Show that the number of distinct solutions of a system of linear equations (in any number of equations, and unknowns) over the field Zp is either 0, or a power of p.

The Attempt at a Solution

First off, I was wondering whether there is any difference between "cardinality" of a vector space and "dimension". Aren't both just the size of the basis? (the cardinality of V = dim(V)??)
This is just because my prof keeps switching between both and confusing the rest of us.

for the question, suppose the system is m equations in n unknowns.
The case of 0 is trivial, so if we take the subset W of Z_pⁿ of solutions over Z_p, W is a vector space, and dim(W) = n.
I'm not sure how to put this technically, but for each unknown more than the number of equations (say we parametrize them) we have p possible choices, and thus p^t solutions.

There's something missing, but am I on the right track?

 

[morphism]

No. The cardinality of V isn't equal to the dimension of V. Easy counterexample: an n-dimensional vector space over Z/pZ has p^n elements (which is essentially what you've noticed with your W). What is true is that the cardinality of a basis for V is equal to the dimension of V (and this is the definition of dimension).
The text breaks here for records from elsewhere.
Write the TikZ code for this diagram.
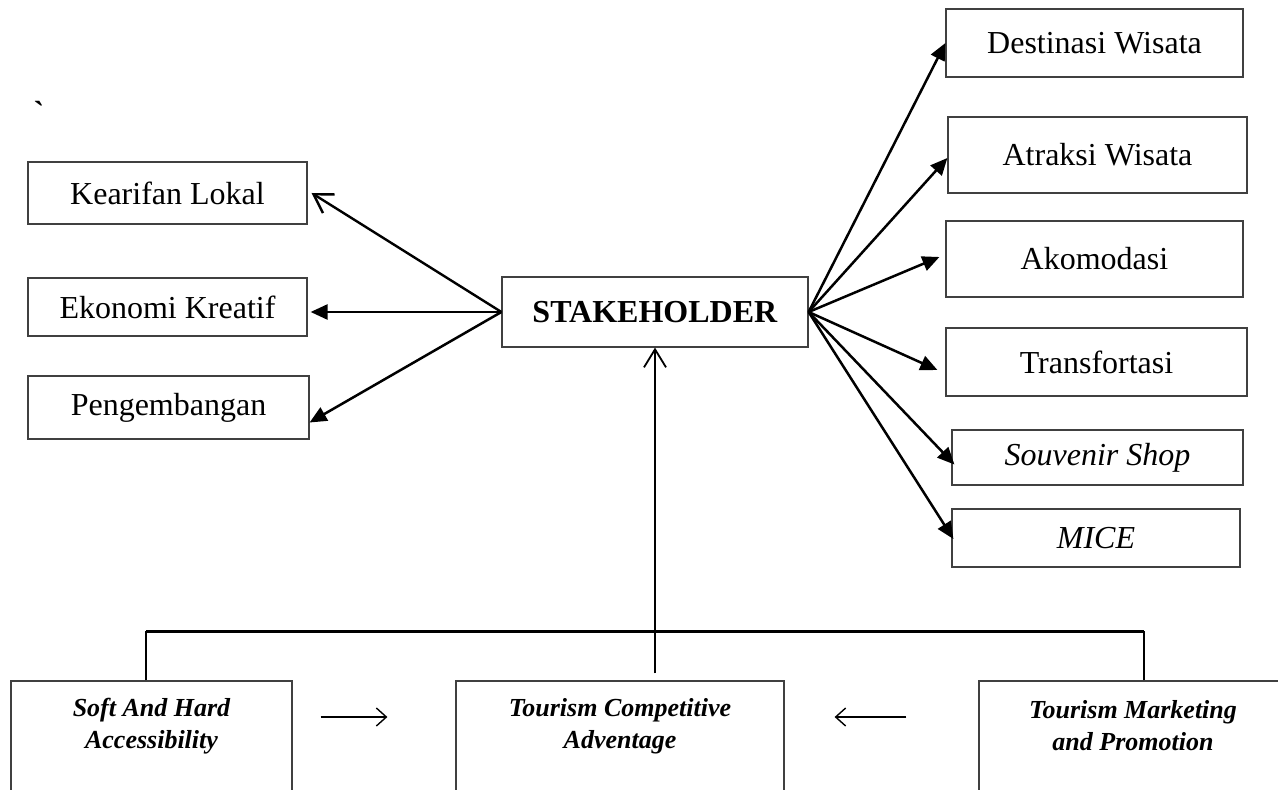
\documentclass[tikz,border=0pt]{standalone}
\usepackage{fontspec}
\setmainfont{Liberation Serif}
\usetikzlibrary{arrows.meta}
\usetikzlibrary{positioning}

\tikzset{
  box/.style={draw=black!75, line width=0.6pt, inner sep=0pt, font=\fontsize{16}{19}\selectfont},
  bottomtext/.style={align=center, inner sep=0pt, font=\fontsize{13}{16}\selectfont\bfseries\itshape},
  filledarrow/.style={line width=1.25pt, -{Triangle[length=8.5pt,width=7.5pt]}},
  openarrow/.style={line width=1.2pt, -{Straight Barb[length=9pt,width=11pt]}},
  thinarrow/.style={line width=0.7pt, -{Straight Barb[length=5pt,width=9pt]}},
}

\begin{document}
\begin{tikzpicture}[x=0.5pt,y=-0.5pt]

            \useasboundingbox (0,0) rectangle (1278,790);
            \clip (0,0) rectangle (1278,790);

            % \draw [help lines] (0,0) grid (1278,790);

            \path   (39,112) node (tick) [font=\fontsize{16}{19}\selectfont\bfseries] {\textasciigrave};

            % left side
            \path   (167.5,193)   node (kearifan) [box,minimum width=139.5pt,minimum height=31pt] {Kearifan Lokal}
                    (167.5,307)   node (ekonomi)  [box,minimum width=139.5pt,minimum height=29pt] {Ekonomi Kreatif}
                    (168.5,407.5) node (pengembangan) [box,minimum width=140.5pt,minimum height=31.5pt] {Pengembangan};

            \path   (655,312) node (stakeholder) [box,minimum width=153pt,minimum height=35pt] {\textbf{STAKEHOLDER}};

            % right side
            \path   (1094.5,43)  node (destinasi)    [box,minimum width=148.5pt,minimum height=34pt] {Destinasi Wisata}
                    (1097.5,155) node (atraksi)      [box,minimum width=149.5pt,minimum height=38pt] {Atraksi Wisata}
                    (1094.5,259) node (akomodasi)    [box,minimum width=148.5pt,minimum height=38pt] {Akomodasi}
                    (1096.5,362) node (transfortasi) [box,minimum width=150.5pt,minimum height=34pt] {Transfortasi}
                    (1097.5,457.5) node (souvenir)   [box,minimum width=145.5pt,minimum height=27.5pt] {\textit{Souvenir Shop}}
                    (1096,538)   node (mice)         [box,minimum width=144pt,minimum height=29pt] {\textit{MICE}};

            % bottom row
            \path   (151.5,755.5) node (softbox) [box,minimum width=140.5pt,minimum height=74.5pt] {}
                    (620,755.5)   node (tcbox)   [box,minimum width=164pt,minimum height=74.5pt] {}
                    (1133,755.5)  node (tmbox)   [box,minimum width=154pt,minimum height=74.5pt] {};

            \path   (151.5,726) node (softtext) [bottomtext] {Soft And Hard\\Accessibility}
                    (620,726)   node (tctext)   [bottomtext] {Tourism Competitive\\Adventage}
                    (1133,726)  node (tmtext)   [bottomtext] {Tourism Marketing\\and Promotion};

            \draw[filledarrow] (stakeholder.west) -- ([xshift=1.5pt]ekonomi.east |- stakeholder.west);
            \draw[filledarrow] (stakeholder.west) -- ([yshift=-7.5pt]pengembangan.east);
            \draw[openarrow]   (stakeholder.west) -- ([xshift=2pt]kearifan.east);

            \draw[filledarrow] (stakeholder.east) -- (destinasi.west);
            \draw[filledarrow] (stakeholder.east) -- ([yshift=-1.5pt]atraksi.west);
            \draw[filledarrow] (stakeholder.east) -- ([xshift=-3pt,yshift=1pt]akomodasi.west);
            \draw[filledarrow] (stakeholder.east) -- ([xshift=-4pt,yshift=-4pt]transfortasi.west);
            \draw[filledarrow] (stakeholder.east) -- ([xshift=1.5pt,yshift=-3.5pt]souvenir.west);
            \draw[filledarrow] (stakeholder.east) -- ([xshift=1pt,yshift=-0.5pt]mice.west);

            % bus above the bottom row
            \draw[line width=0.6pt] ([xshift=-2.75pt]softbox.north) -- ++(0,-49);
            \draw[line width=0.6pt] ([xshift=5.5pt]tmbox.north) -- ++(0,-49);
            \draw[line width=1.2pt] ([xshift=-2.75pt,yshift=24.5pt]softbox.north) -- ([xshift=5.5pt,yshift=24.5pt]tmbox.north);
            \draw[openarrow,line width=0.9pt] ([yshift=3.5pt]tcbox.north -| stakeholder.south) -- (stakeholder.south);

            \draw[thinarrow] ([xshift=14pt,yshift=4.5pt]softbox.north east |- softtext.center) -- ([xshift=-34pt,yshift=4.5pt]tcbox.north west |- tctext.center);
            \draw[thinarrow] ([xshift=-36pt,yshift=4.5pt]tmbox.north west |- tmtext.center) -- ([xshift=25pt,yshift=4.5pt]tcbox.north east |- tctext.center);

\end{tikzpicture}
\end{document}
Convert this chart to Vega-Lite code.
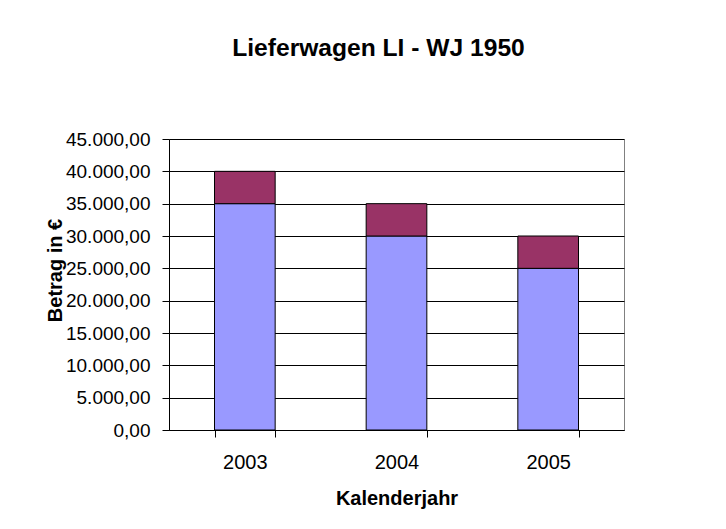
{
  "$schema": "https://vega.github.io/schema/vega-lite/v6.json",
  "width": 455,
  "height": 291,
  "autosize": {"type": "none"},
  "padding": {"left": 169, "top": 139, "right": 102, "bottom": 99},
  "background": "white",
  "title": {
    "text": "Lieferwagen LI - WJ 1950",
    "font": "Liberation Sans",
    "fontSize": 24.6,
    "fontWeight": "bold",
    "color": "black",
    "anchor": "middle",
    "frame": "group",
    "baseline": "alphabetic",
    "offset": 49,
    "dx": -18
  },
  "data": {
    "values": [
      {"Jahr": "2003", "Serie": "A", "Ordnung": 1, "Betrag": 35000},
      {"Jahr": "2003", "Serie": "B", "Ordnung": 2, "Betrag": 5000},
      {"Jahr": "2004", "Serie": "A", "Ordnung": 1, "Betrag": 30000},
      {"Jahr": "2004", "Serie": "B", "Ordnung": 2, "Betrag": 5000},
      {"Jahr": "2005", "Serie": "A", "Ordnung": 1, "Betrag": 25000},
      {"Jahr": "2005", "Serie": "B", "Ordnung": 2, "Betrag": 5000}
    ]
  },
  "mark": {"type": "bar", "stroke": "black", "strokeWidth": 1},
  "encoding": {
    "x": {
      "field": "Jahr",
      "type": "nominal",
      "scale": {"paddingInner": 0.6, "paddingOuter": 0.3},
      "axis": {
        "title": "Kalenderjahr",
        "labelAngle": 0,
        "tickBand": "extent",
        "tickSize": 7,
        "tickColor": "black",
        "domainColor": "black",
        "labelPadding": 15,
        "labelFont": "Liberation Sans",
        "labelFontSize": 20,
        "labelColor": "black",
        "titleFont": "Liberation Sans",
        "titleFontSize": 20,
        "titleFontWeight": "bold",
        "titleColor": "black",
        "titleBaseline": "alphabetic",
        "titleY": 74
      }
    },
    "y": {
      "field": "Betrag",
      "type": "quantitative",
      "stack": "zero",
      "scale": {"domain": [0, 45000], "nice": false},
      "axis": {
        "title": "Betrag in €",
        "values": [0, 5000, 10000, 15000, 20000, 25000, 30000, 35000, 40000, 45000],
        "format": ",.2f",
        "grid": true,
        "gridColor": "black",
        "gridWidth": 1,
        "tickSize": 7,
        "tickColor": "black",
        "domainColor": "black",
        "labelPadding": 12,
        "labelFont": "Liberation Sans",
        "labelFontSize": 19,
        "labelColor": "black",
        "titleFont": "Liberation Sans",
        "titleFontSize": 20,
        "titleFontWeight": "bold",
        "titleColor": "black",
        "titleAngle": -90,
        "titleBaseline": "middle",
        "titleX": -114,
        "titleY": 131
      }
    },
    "color": {
      "field": "Serie",
      "type": "nominal",
      "scale": {"domain": ["A", "B"], "range": ["#9999FF", "#993366"]},
      "legend": null
    },
    "order": {"field": "Ordnung", "type": "quantitative"}
  },
  "config": {
    "view": {"stroke": "#808080", "strokeWidth": 1},
    "locale": {
      "number": {
        "decimal": ",",
        "thousands": ".",
        "grouping": [3],
        "currency": ["", " €"]
      }
    }
  }
}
Anyway, you've basically solved the problem, although you've said some questionable things. You've noticed W is a finite-dimensional vector space over Z/pZ, which is correct. If the dimension of W is t (it's not necessarily n), then you can choose a basis w_1,...,w_t for W. Any element of W will thus look like a_1w_1+...+a_tw_t with a_i in Z/pZ. Now count these suckers.

 

[Locoism]

No. The cardinality of V isn't equal to the dimension of V. Easy counterexample: an n-dimensional vector space over Z/pZ has p^n elements (which is essentially what you've noticed with your W). What is true is that the cardinality of a basis for V is equal to the dimension of V (and this is the definition of dimension).

Oh ok thank you. So what is cardinality then (talking about a vector space)?

If the dimension of W is t (it's not necessarily n), then you can choose a basis w_1,...,w_t for W. Any element of W will thus look like a_1w_1+...+a_tw_t with a_i in Z/pZ. Now count these suckers.

So then the dimension is p^t! It makes sense to say dim(W) = t, but I don't understand why it isn't n:
The system is in n unknowns, and as you said, you can form a basis {w1, w2,...,wt}. But in the standard basis, you would have {e1,...,en}, thus dim(W) = n since all bases of W have the same cardinality. Why not n?

 

[morphism]

Oh ok thank you. So what is cardinality then (talking about a vector space)?

The cardinality of a vector space is just its cardinality as a set.

So then the dimension is p^t! It makes sense to say dim(W) = t, but I don't understand why it isn't n:
The system is in n unknowns, and as you said, you can form a basis {w1, w2,...,wt}. But in the standard basis, you would have {e1,...,en}, thus dim(W) = n since all bases of W have the same cardinality. Why not n?

Try solving
x_1 + x_2 = 0
x_1 + x_2 + x_3 = 0
in Z/2Z, for example. Is dimW=3?

 

[Locoism]

The cardinality of a vector space is just its cardinality as a set.

Thank you, makes perfect sense.

Try solving
x_1 + x_2 = 0
x_1 + x_2 + x_3 = 0
in Z/2Z, for example. Is dimW=3?

Oh alright. Essentially saying dimW = t is just saying it is finite dimensional.